Integrity issues cluster around specific exploits and specific boards, so Bugnet's occurrence grouping folds duplicate reports into one issue with a count and shows which complaint is spreading, often the first signal that a cheat has gone public. Add custom fields for the leaderboard scope and the suspected issue type, then filter to see whether reports concentrate on the global all-time board or a particular regional one. One dashboard, grouped and ranked, turns a flood of cheater accusations into a clear signal of which validation gap to close first.

Treat the leaderboard as adversarial forever

Leaderboard integrity is not a feature you finish; it is a posture you maintain, because every popular board attracts new exploitation. Keep your cheating corpus growing, add every real exploit you discover as a permanent test, and re-run validation tests whenever you change scoring, submission, or the boards themselves. The asymmetry favors attackers, who need one gap, while you must close them all, so a standing regression suite is your only sustainable defense.

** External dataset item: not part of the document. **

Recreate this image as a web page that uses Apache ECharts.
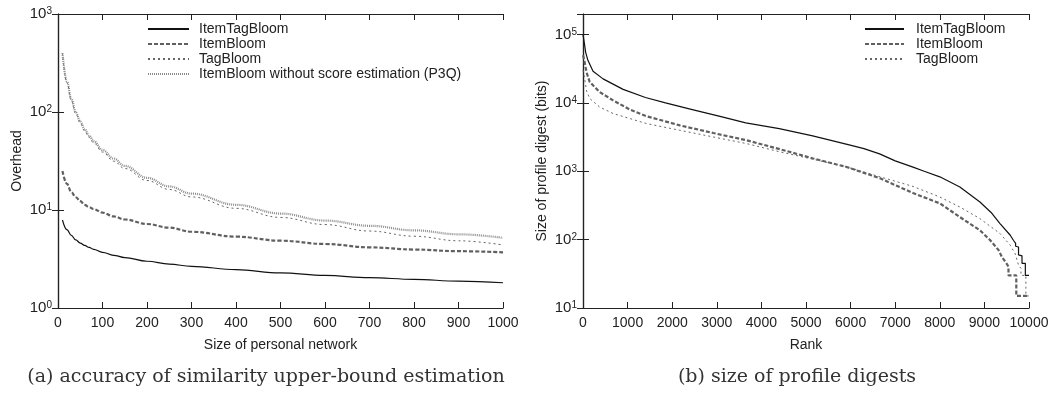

Pair automated validation tests with a habit of watching the top of every board the way players do, because the most visible integrity failure is an obviously fake score sitting at rank one. Decide in advance how you will remove invalid scores and recompute ranks, and test that removal pathway too, so a cheat that slips through can be cleaned up without breaking legitimate entries. A leaderboard that players believe in is a powerful retention engine; one they do not is dead weight, and the difference is how relentlessly you test its integrity.

A leaderboard nobody trusts is dead weight. Validate server-side, reject the impossible, resolve ties deterministically, and keep testing forever.